On both kids as music fans
They both hit it. My son Andrew, he's 18 months, so he's getting to the point where he's getting into it. I put on some music, and he'll nod his head to it. He'll dance to it. They're learning, you know what I'm saying? They've been with it since they was in the womb, so they know the music.
On Dylan's favorite artists
Man, his favorite musician is Kev Brown, a producer out of Maryland, a producer cat who's a friend of mine. Dylan loves Kev Brown. He just loves that dude. He'll listen to instrumentals. He's a big Kev Brown fan. He's a big DJ Premier fan, too. He likes Dilla. I gave him a bunch of old Dilla instrumentals. I'm just trying to expose him to good music. He goes out in the world, I mean, he's going to be exposed to all the commercial stuff.
On music-related stories about his sons
Well, my 6-year-old, he's actually rapping on a Kev Brown album. [Laughs.] He's doing a little skit and rapping on that. My 18-month-old, he took a strange liking to the new R. Kelly album. He danced to the whole album. I couldn't believe it.
- Photo courtesy of Yep Roc Records
- Daddy plays guitar: Rick Miller of Southern Culture on the Skids with son Jack
Rick Miller (Southern Culture on the Skids), father of Jack (16 months old)
On Jack's effect on SCOTS' music
I actually worked up a bunch of older songs that Jack really seems to like that have more of a kiddie twist to them.
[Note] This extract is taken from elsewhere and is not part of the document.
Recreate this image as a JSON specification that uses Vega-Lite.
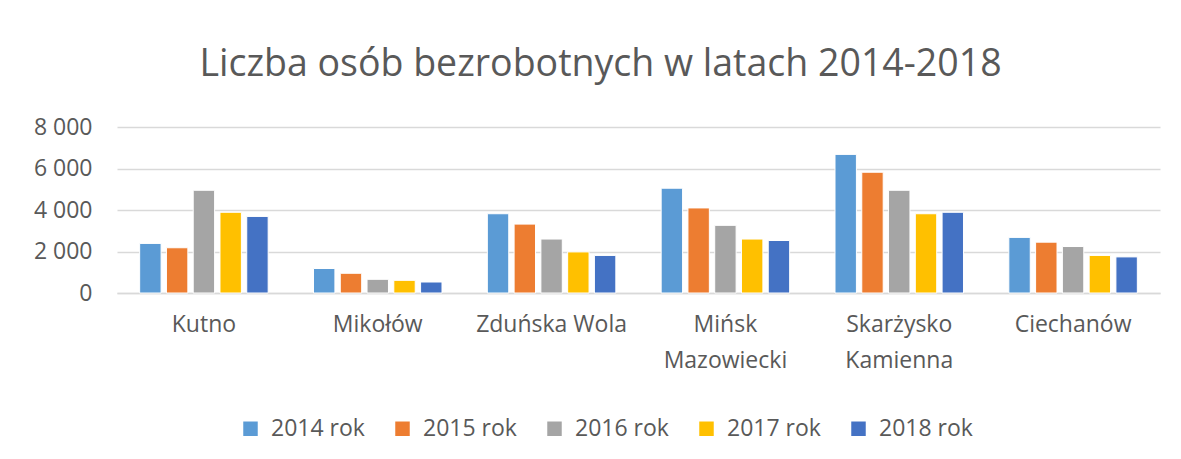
{
  "$schema": "https://vega.github.io/schema/vega-lite/v6.json",
  "autosize": {"type": "none"},
  "width": 1043,
  "height": 166,
  "padding": {"left": 117, "top": 127, "right": 21, "bottom": 166},
  "background": "white",
  "title": {
    "text": "Liczba osób bezrobotnych w latach 2014-2018",
    "font": "Open Sans",
    "fontSize": 37.5,
    "fontWeight": "normal",
    "color": "#595959",
    "anchor": "middle",
    "frame": "group",
    "dx": -38,
    "offset": 33
  },
  "data": {
    "values": [
      {"miasto": "Kutno", "rok": "2014 rok", "liczba": 2390},
      {"miasto": "Kutno", "rok": "2015 rok", "liczba": 2180},
      {"miasto": "Kutno", "rok": "2016 rok", "liczba": 4950},
      {"miasto": "Kutno", "rok": "2017 rok", "liczba": 3890},
      {"miasto": "Kutno", "rok": "2018 rok", "liczba": 3690},
      {"miasto": "Mikołów", "rok": "2014 rok", "liczba": 1180},
      {"miasto": "Mikołów", "rok": "2015 rok", "liczba": 950},
      {"miasto": "Mikołów", "rok": "2016 rok", "liczba": 660},
      {"miasto": "Mikołów", "rok": "2017 rok", "liczba": 610},
      {"miasto": "Mikołów", "rok": "2018 rok", "liczba": 530},
      {"miasto": "Zduńska Wola", "rok": "2014 rok", "liczba": 3820},
      {"miasto": "Zduńska Wola", "rok": "2015 rok", "liczba": 3320},
      {"miasto": "Zduńska Wola", "rok": "2016 rok", "liczba": 2600},
      {"miasto": "Zduńska Wola", "rok": "2017 rok", "liczba": 1980},
      {"miasto": "Zduńska Wola", "rok": "2018 rok", "liczba": 1810},
      {"miasto": "Mińsk Mazowiecki", "rok": "2014 rok", "liczba": 5050},
      {"miasto": "Mińsk Mazowiecki", "rok": "2015 rok", "liczba": 4100},
      {"miasto": "Mińsk Mazowiecki", "rok": "2016 rok", "liczba": 3260},
      {"miasto": "Mińsk Mazowiecki", "rok": "2017 rok", "liczba": 2600},
      {"miasto": "Mińsk Mazowiecki", "rok": "2018 rok", "liczba": 2530},
      {"miasto": "Skarżysko Kamienna", "rok": "2014 rok", "liczba": 6680},
      {"miasto": "Skarżysko Kamienna", "rok": "2015 rok", "liczba": 5820},
      {"miasto": "Skarżysko Kamienna", "rok": "2016 rok", "liczba": 4950},
      {"miasto": "Skarżysko Kamienna", "rok": "2017 rok", "liczba": 3820},
      {"miasto": "Skarżysko Kamienna", "rok": "2018 rok", "liczba": 3890},
      {"miasto": "Ciechanów", "rok": "2014 rok", "liczba": 2680},
      {"miasto": "Ciechanów", "rok": "2015 rok", "liczba": 2450},
      {"miasto": "Ciechanów", "rok": "2016 rok", "liczba": 2240},
      {"miasto": "Ciechanów", "rok": "2017 rok", "liczba": 1810},
      {"miasto": "Ciechanów", "rok": "2018 rok", "liczba": 1740}
    ]
  },
  "mark": {"type": "bar", "stroke": "white", "strokeWidth": 1},
  "encoding": {
    "x": {
      "field": "miasto",
      "type": "nominal",
      "sort": null,
      "scale": {"paddingInner": 0.23, "paddingOuter": 0.115},
      "axis": {
        "title": null,
        "labelAngle": 0,
        "labelFont": "Open Sans",
        "labelFontSize": 23,
        "labelColor": "#595959",
        "labelPadding": 20,
        "labelLineHeight": 36,
        "ticks": false,
        "domainColor": "#d9d9d9",
        "domainWidth": 1.5,
        "labelExpr": "datum.value == 'Mińsk Mazowiecki' ? ['Mińsk', 'Mazowiecki'] : datum.value == 'Skarżysko Kamienna' ? ['Skarżysko', 'Kamienna'] : datum.value"
      }
    },
    "xOffset": {
      "field": "rok",
      "type": "nominal",
      "scale": {"paddingInner": 0.2, "paddingOuter": 0.1}
    },
    "y": {
      "field": "liczba",
      "type": "quantitative",
      "scale": {"domain": [0, 8000]},
      "axis": {
        "title": null,
        "values": [0, 2000, 4000, 6000, 8000],
        "labelExpr": "replace(format(datum.value, ','), ',', ' ')",
        "labelFont": "Open Sans",
        "labelFontSize": 23,
        "labelColor": "#595959",
        "labelPadding": 25,
        "ticks": false,
        "domain": false,
        "gridColor": "#d9d9d9",
        "gridWidth": 1.5
      }
    },
    "color": {
      "field": "rok",
      "type": "nominal",
      "scale": {
        "domain": ["2014 rok", "2015 rok", "2016 rok", "2017 rok", "2018 rok"],
        "range": ["#5B9BD5", "#ED7D31", "#A5A5A5", "#FFC000", "#4472C4"]
      },
      "legend": {
        "title": null,
        "orient": "none",
        "direction": "horizontal",
        "legendX": 122,
        "legendY": 290,
        "symbolType": "square",
        "symbolSize": 210,
        "symbolStrokeWidth": 0,
        "labelFont": "Open Sans",
        "labelFontSize": 23,
        "labelColor": "#595959",
        "labelOffset": 9,
        "columnPadding": 26
      }
    }
  },
  "config": {
    "view": {"stroke": null}
  }
}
Like I have one called "Fly that Rode from Buffalo," and that's one of his favorites. And I wrote some songs for him just for fun. One of 'em was "Baby don't you cry, your mama's done gone dry/ Daddy's gone away, but he'll be back some day/ We're gonna rocka, rocka, rocka, rock and roll." [Laughs.] He likes that one a lot. Oh, and we did a cover for him, and we actually have him laugh on it, "Happy Jack."
And on songwriting in general
In a way, having kids around opens your brain up a little bit. Everything they do is so instinctual and on some sort of other plane, so I find myself kind of thinking the same way. Things will come out of my mouth that I never thought would.
On a musical memory involving his father
We had a Naugahyde La-Z-Boy that had an 8-track Lear Jet Stereo built in. It was so secret agent that you pressed a button, and it slowly came out of the side, and then you put your 8-track cassette in it. It had stereo speakers back behind your head. I remember my Dad leaning back and listening to, like, Jim Reeves crooning in his ear. Smooooth country. Oh, and I remember him saying, "So you want to write songs? If you can write a song as good as Ray Stevens, then you'll get someplace."